Souvent, dans les rues américaines, le sage précaire est éberlué par tant d’argent dépensé partout, pour tout, tout cet argent qui coule à flots. Les voitures énormes, les maisons fragiles qui coûtent la prunelle des yeux, le prix exorbitant de la scolarité, des assurances maladie, les pourboires mirobolants qu’il faut donner aux serveurs (20% de l’adition est un minimum qui vous fait encore passer pour un radin, ou pour un Français, ce qui doit s’équivaloir).
Bien sûr, les gens vivent à crédit, mais malgré tout, il y a un mystère que je ne m’explique pas. Ce n’est pas exactement un confort, mais une espèce de dépense constante et massive qui me frappe, et dont je ne vois pas la source.
Et puis, quand je prends le bus pour me rendre dans des endroits moins visités, moins touristiques, les gares routières par exemple, je passe par des quartiers qui font froid dans le dos.
Je n’oublierai jamais le soir où j’ai pris l’autocar Greyhound, à Los Angeles.
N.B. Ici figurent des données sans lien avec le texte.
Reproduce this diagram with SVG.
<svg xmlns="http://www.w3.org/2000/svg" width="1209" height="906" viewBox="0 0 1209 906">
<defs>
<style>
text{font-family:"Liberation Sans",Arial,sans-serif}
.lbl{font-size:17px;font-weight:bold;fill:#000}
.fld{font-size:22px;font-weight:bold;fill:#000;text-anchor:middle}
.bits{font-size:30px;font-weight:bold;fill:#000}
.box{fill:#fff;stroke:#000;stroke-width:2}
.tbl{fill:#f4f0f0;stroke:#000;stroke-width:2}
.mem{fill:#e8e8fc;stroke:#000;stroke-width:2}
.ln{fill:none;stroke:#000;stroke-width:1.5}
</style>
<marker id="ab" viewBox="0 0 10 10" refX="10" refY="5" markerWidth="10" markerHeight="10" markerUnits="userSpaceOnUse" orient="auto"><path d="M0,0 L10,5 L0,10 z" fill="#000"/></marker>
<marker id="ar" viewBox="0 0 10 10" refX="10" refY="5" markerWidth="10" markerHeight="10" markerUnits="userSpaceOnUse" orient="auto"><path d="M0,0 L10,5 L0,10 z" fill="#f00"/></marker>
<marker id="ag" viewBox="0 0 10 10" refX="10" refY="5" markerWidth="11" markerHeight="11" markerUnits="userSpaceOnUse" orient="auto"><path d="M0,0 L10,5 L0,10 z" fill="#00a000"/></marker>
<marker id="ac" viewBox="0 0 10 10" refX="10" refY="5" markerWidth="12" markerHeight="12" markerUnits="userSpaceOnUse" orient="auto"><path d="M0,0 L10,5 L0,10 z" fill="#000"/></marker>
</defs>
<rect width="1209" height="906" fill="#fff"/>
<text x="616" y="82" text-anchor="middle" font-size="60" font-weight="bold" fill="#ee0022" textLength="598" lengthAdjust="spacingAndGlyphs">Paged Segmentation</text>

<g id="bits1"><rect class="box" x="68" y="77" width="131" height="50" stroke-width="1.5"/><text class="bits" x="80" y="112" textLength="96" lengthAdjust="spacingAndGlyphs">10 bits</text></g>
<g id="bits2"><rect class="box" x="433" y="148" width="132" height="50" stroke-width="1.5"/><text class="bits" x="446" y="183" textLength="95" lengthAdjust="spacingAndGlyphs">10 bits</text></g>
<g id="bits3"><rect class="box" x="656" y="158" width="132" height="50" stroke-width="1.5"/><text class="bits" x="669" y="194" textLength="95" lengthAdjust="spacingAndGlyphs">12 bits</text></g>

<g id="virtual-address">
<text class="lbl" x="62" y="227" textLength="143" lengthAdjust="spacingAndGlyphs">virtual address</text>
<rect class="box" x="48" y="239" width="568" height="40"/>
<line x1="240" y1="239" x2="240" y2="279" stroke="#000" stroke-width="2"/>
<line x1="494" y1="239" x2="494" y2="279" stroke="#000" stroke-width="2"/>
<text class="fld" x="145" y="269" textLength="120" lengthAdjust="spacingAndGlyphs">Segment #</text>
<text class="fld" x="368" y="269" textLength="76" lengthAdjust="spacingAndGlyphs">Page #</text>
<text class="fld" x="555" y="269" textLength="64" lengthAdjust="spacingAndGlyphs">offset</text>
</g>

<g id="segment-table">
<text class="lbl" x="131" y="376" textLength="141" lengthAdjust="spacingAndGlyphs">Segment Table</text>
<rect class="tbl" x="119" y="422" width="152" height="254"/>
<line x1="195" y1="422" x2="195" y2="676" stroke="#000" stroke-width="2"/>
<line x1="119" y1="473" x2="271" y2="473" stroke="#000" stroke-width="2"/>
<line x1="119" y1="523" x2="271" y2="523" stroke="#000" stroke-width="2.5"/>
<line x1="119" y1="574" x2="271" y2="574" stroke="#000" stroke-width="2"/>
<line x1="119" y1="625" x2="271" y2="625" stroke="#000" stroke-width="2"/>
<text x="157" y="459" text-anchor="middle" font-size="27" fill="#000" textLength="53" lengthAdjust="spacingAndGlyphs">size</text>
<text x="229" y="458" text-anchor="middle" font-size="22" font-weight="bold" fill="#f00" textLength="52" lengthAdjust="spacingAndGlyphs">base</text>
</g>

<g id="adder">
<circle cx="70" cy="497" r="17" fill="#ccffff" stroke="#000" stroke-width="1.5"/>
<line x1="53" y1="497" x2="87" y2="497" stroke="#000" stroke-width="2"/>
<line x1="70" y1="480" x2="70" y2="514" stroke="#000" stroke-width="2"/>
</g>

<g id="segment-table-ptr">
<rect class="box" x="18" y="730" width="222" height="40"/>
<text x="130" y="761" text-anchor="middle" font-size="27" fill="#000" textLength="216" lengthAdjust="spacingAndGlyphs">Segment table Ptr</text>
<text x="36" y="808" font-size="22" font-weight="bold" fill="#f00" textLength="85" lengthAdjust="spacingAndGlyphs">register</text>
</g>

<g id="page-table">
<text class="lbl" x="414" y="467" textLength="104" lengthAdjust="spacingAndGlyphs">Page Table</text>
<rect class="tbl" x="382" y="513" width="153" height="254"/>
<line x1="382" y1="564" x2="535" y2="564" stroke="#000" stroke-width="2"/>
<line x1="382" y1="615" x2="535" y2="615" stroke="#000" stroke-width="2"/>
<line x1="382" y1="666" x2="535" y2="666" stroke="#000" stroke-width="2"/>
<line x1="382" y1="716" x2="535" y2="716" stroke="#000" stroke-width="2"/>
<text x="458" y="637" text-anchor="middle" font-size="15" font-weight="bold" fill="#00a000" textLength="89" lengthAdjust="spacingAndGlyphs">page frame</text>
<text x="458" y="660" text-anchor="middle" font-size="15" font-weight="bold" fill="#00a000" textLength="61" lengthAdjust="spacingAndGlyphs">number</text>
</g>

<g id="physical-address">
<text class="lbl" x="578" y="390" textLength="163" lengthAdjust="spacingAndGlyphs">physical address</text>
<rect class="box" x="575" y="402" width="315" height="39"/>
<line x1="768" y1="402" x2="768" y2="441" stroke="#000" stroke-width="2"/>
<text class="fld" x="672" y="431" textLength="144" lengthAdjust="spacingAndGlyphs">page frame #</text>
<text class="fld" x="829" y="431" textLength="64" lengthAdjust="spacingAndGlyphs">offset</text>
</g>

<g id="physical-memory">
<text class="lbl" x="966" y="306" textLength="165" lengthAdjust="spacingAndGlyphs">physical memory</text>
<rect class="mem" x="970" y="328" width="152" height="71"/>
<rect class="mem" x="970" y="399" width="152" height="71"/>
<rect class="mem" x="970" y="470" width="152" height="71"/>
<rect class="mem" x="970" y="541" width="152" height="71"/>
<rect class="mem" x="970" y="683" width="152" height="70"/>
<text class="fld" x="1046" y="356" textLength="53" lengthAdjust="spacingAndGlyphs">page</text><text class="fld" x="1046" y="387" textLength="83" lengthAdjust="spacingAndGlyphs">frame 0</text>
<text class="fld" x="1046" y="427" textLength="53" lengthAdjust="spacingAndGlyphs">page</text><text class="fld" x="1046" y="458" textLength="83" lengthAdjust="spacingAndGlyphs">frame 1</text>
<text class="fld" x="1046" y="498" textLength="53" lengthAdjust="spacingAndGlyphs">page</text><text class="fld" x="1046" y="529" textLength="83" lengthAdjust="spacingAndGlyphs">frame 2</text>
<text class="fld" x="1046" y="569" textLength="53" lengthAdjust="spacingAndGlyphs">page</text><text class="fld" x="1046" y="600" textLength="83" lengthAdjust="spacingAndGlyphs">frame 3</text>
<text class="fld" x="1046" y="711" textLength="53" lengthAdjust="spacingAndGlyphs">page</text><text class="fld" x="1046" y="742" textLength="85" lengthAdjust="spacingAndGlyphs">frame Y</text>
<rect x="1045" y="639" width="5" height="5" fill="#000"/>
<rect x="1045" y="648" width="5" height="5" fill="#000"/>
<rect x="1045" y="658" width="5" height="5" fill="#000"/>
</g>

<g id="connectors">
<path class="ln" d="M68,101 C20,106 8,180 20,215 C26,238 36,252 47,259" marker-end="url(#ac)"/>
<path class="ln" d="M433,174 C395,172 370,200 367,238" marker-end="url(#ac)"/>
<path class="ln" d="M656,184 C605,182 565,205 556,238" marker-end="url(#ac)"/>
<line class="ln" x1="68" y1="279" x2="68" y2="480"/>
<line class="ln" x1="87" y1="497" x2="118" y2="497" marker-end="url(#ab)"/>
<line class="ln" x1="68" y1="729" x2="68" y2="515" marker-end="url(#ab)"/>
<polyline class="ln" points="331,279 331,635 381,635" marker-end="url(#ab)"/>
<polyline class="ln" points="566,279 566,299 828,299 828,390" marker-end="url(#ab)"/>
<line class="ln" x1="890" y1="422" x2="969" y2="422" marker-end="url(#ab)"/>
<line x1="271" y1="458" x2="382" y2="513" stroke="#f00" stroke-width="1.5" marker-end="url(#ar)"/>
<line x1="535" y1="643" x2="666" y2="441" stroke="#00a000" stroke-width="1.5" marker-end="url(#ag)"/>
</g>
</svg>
Le bus qui me conduisait là-bas a soudain emprunté un boulevard où il n’y avait plus de lumière, et je vis des tentes igloo montées à même le trottoir. D’abord quelques unes, puis des bidonvilles entiers. Des clochards un peu partout qui entassaient leurs affaires plus ou moins personnelles.
Les premières minutes, le sage précaire trouvait cela presque charmant ; il se sentait un peu chez lui. Cette pauvreté et ces habitats légers lui étaient une respiration, par rapport à la pression de l’argent qu’il ressentait dans les quartiers plus cossus.
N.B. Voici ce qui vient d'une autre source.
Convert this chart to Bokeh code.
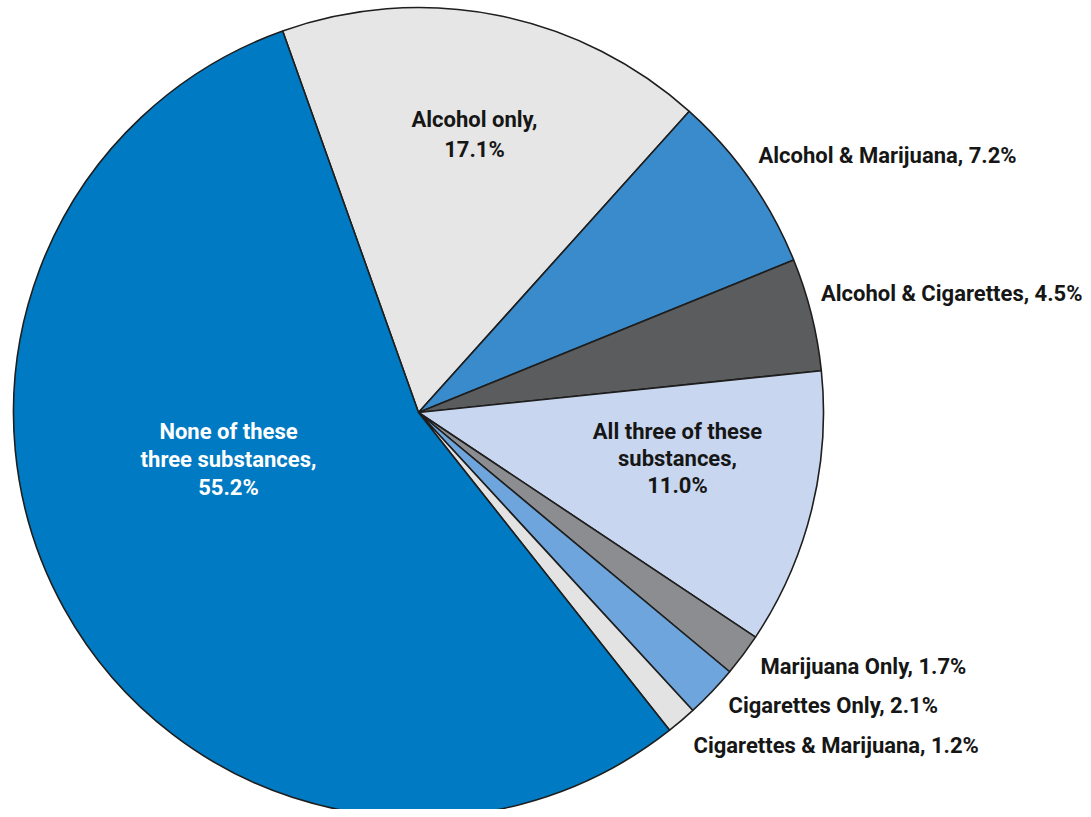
import math
from bokeh.plotting import figure
from bokeh.models import Range1d, ColumnDataSource
from bokeh.core.properties import value
from bokeh.embed import file_html
from bokeh.resources import INLINE

# ---- data ----
categories = ["Alcohol only", "Alcohol & Marijuana", "Alcohol & Cigarettes",
              "All three of these substances", "Marijuana Only", "Cigarettes Only",
              "Cigarettes & Marijuana", "None of these three substances"]
values = [17.1, 7.2, 4.5, 11.0, 1.7, 2.1, 1.2, 55.2]
label_texts = ["Alcohol only,\n17.1%", "Alcohol & Marijuana, 7.2%",
               "Alcohol & Cigarettes, 4.5%", "All three of these\nsubstances,\n11.0%",
               "Marijuana Only, 1.7%", "Cigarettes Only, 2.1%",
               "Cigarettes & Marijuana, 1.2%", "None of these\nthree substances,\n55.2%"]

# ---- style / layout ----
colors = ["#e6e6e6", "#3a8bcb", "#5b5c5e", "#c8d7ef", "#8b8d90", "#6ea5dc", "#e3e3e3", "#007ac2"]
text_colors = ["#161616"] * 7 + ["#ffffff"]
# label anchors in page pixels (x, baseline y of first line), alignment, line spacing
label_layout = [(474, 127, "center", 30), (758, 163, "left", 0), (1082, 301, "right", 0),
                (677, 439, "center", 27), (760, 674, "left", 0), (728, 713, "left", 0),
                (693, 753, "left", 0), (228, 439, "center", 28)]
TEXT_SHIFT = -8

W, H = 1083, 809
PAGE_H = 817
CX, CY_IMG, R = 418, 412, 405
START_DEG = 109.6

def py(img_y):
    return PAGE_H - img_y

p = figure(width=W, height=H, output_backend="svg", toolbar_location=None,
           x_range=Range1d(0, W), y_range=Range1d(PAGE_H - H, PAGE_H),
           min_border=0)
p.axis.visible = False
p.grid.visible = False
p.outline_line_color = None
p.background_fill_color = "white"

total = sum(values)
starts, ends = [], []
cum = 0.0
a0 = math.radians(START_DEG)
for v in values:
    s = a0 - cum / total * 2 * math.pi
    cum += v
    e = a0 - cum / total * 2 * math.pi
    starts.append(s)
    ends.append(e)

src = ColumnDataSource(dict(x=[CX] * len(values), y=[py(CY_IMG)] * len(values),
                            start=starts, end=ends, color=colors, cat=categories, val=values))
p.wedge(x="x", y="y", radius=R, start_angle="start", end_angle="end", direction="clock",
        fill_color="color", line_color="#1e1e1e", line_width=1.6, source=src)

xs, ys, ts, aligns, tcols = [], [], [], [], []
for txt, (lx, ly, al, sp), tc in zip(label_texts, label_layout, text_colors):
    for i, line in enumerate(txt.split("\n")):
        xs.append(lx)
        ys.append(py(ly + i * sp + TEXT_SHIFT))
        ts.append(line)
        aligns.append(al)
        tcols.append(tc)

lsrc = ColumnDataSource(dict(x=xs, y=ys, t=ts, a=aligns, c=tcols))
p.text(x="x", y="y", text="t", text_align="a", text_baseline="alphabetic",
       text_color="c", text_font=value("Roboto"), text_font_style="bold",
       text_font_size="22px", source=lsrc)

open("out.html", "w").write(file_html(p, INLINE))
Mais le temps passait, les minutes s’écoulaient, et le bus mangeait les kilomètres, et la misère noire s’épaississait au coeur de Los Angeles. Ce n’est pas la banlieue, mais l’hypercentre de la ville. Une zone décrépite, abandonnée par les services sociaux. Une ville dans la ville, détruite et insondable. Une catastrophe s’était passée ici. Je me croyais en territoire de guerre. Et ça n’en finissait pas.
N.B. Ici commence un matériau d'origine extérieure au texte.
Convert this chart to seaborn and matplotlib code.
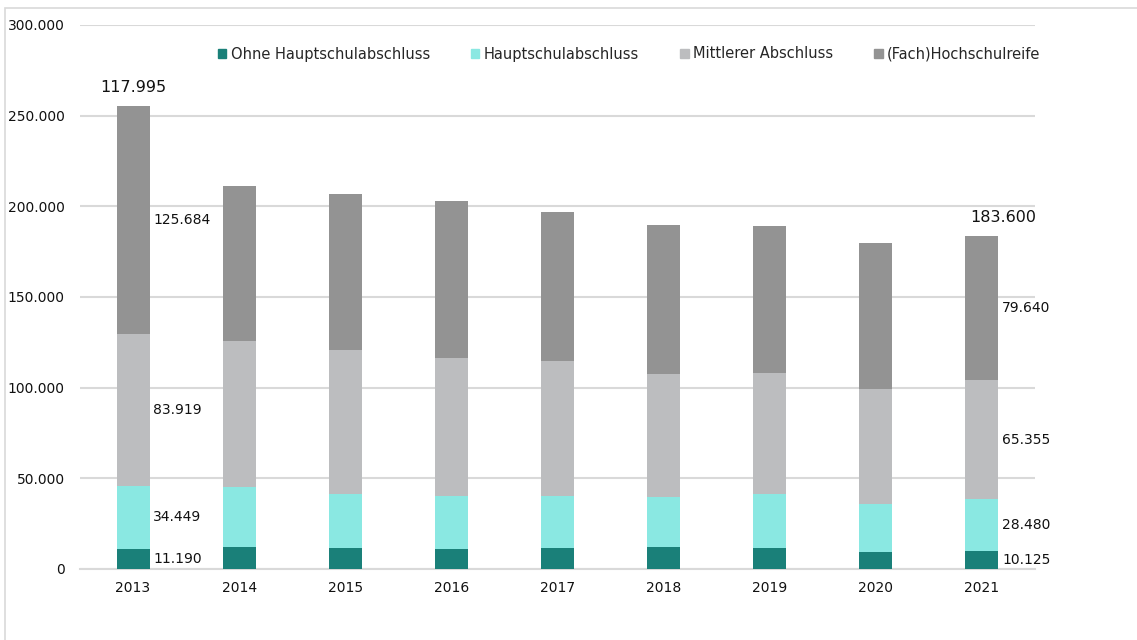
import matplotlib.pyplot as plt
import matplotlib.patches as mpatches
import numpy as np
import pandas as pd
import seaborn as sns
from matplotlib.ticker import FuncFormatter

# Schulabgaenger nach Abschluss, 2013-2021
years = ['2013', '2014', '2015', '2016', '2017', '2018', '2019', '2020', '2021']
ohne_hs = [11190, 12000, 11500, 11000, 11500, 12000, 11500, 9500, 10125]
hauptschule = [34449, 33000, 30000, 29500, 28500, 27500, 30000, 26500, 28480]
mittlerer = [83919, 80500, 79000, 76000, 74500, 68000, 66500, 63500, 65355]
hochschulreife = [125684, 85500, 86500, 86500, 82500, 82000, 81000, 80500, 79640]

series_names = ['Ohne Hauptschulabschluss', 'Hauptschulabschluss',
                'Mittlerer Abschluss', '(Fach)Hochschulreife']
colors = ['#1a8079', '#8ae8e2', '#bcbdbf', '#939393']

# Beschriftungen wie im Original (2013 oben steht 117.995)
top_labels = {'2013': '117.995', '2021': '183.600'}

df = pd.DataFrame({'Jahr': years,
                   series_names[0]: ohne_hs,
                   series_names[1]: hauptschule,
                   series_names[2]: mittlerer,
                   series_names[3]: hochschulreife})
cum = df[series_names].cumsum(axis=1)

sns.set_theme(style='white')
plt.rcParams['font.family'] = ['DejaVu Sans']

fig = plt.figure(figsize=(11.37, 6.4), dpi=100)
ax = fig.add_axes([80 / 1137, 71 / 640, 955 / 1137, 544 / 640])

# stacked bars: draw cumulative totals from top to bottom
for i in reversed(range(4)):
    sns.barplot(x=df['Jahr'], y=cum[series_names[i]], color=colors[i],
                width=0.31, errorbar=None, saturation=1, linewidth=0,
                ax=ax, zorder=3)

ax.set_xlim(-0.5, 8.5)
ax.set_ylim(0, 300000)
ax.set_yticks(np.arange(0, 300001, 50000))
ax.yaxis.set_major_formatter(FuncFormatter(lambda v, p: f'{int(v):,}'.replace(',', '.')))
ax.grid(axis='y', color='#d9d9d9', linewidth=1.5, zorder=0)
ax.set_axisbelow(True)
for s in ['top', 'right', 'left']:
    ax.spines[s].set_visible(False)
ax.spines['bottom'].set_color('#d9d9d9')
ax.spines['bottom'].set_linewidth(1.5)
ax.tick_params(axis='y', length=0, pad=11, labelsize=10, labelcolor='#111111')
ax.tick_params(axis='x', length=0, pad=9, labelsize=10, labelcolor='#111111')
ax.set_xlabel('')
ax.set_ylabel('')

# segment labels for first and last year
for idx in [0, len(years) - 1]:
    bottom = 0
    for name in series_names:
        v = df.loc[idx, name]
        ax.text(idx + 0.19, bottom + v / 2, f'{v:,}'.replace(',', '.'),
                ha='left', va='center', fontsize=10, color='#111111')
        bottom += v
    ax.text(idx + (0.2 if idx > 0 else 0), bottom + 6000, top_labels[years[idx]],
            ha='center', va='bottom', fontsize=11.5, color='#111111')

handles = [mpatches.Patch(color=c, label=n) for c, n in zip(colors, series_names)]
fig.legend(handles=handles, loc='center', bbox_to_anchor=(629 / 1137, 1 - 54 / 640),
           ncol=4, frameon=False, fontsize=10.5, handlelength=0.6, handleheight=0.6,
           handletextpad=0.3, columnspacing=2.8)

# thin frame around the chart area
fig.add_artist(mpatches.Rectangle((5 / 1137, -0.01), 1.1, 1 - 8 / 640 + 0.01,
                                  transform=fig.transFigure, fill=False,
                                  edgecolor='#d9d9d9', linewidth=1.2))

fig.savefig('out.png', dpi=100)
Je n’avais jamais vu autant de misère entassée, dans une telle continuité urbaine. Il faisait nuit et le sage précaire ne souriait plus du tout. Il était parcouru de frissons. Pourquoi ces gens ne stoppent-ils pas notre bus et ne nous attaquent-ils pas ?
La pauvreté, une première misère ; l’aliénation par-dessus… Souvent les pauvres projettent tout simplement de devenir un jour riches, et basta.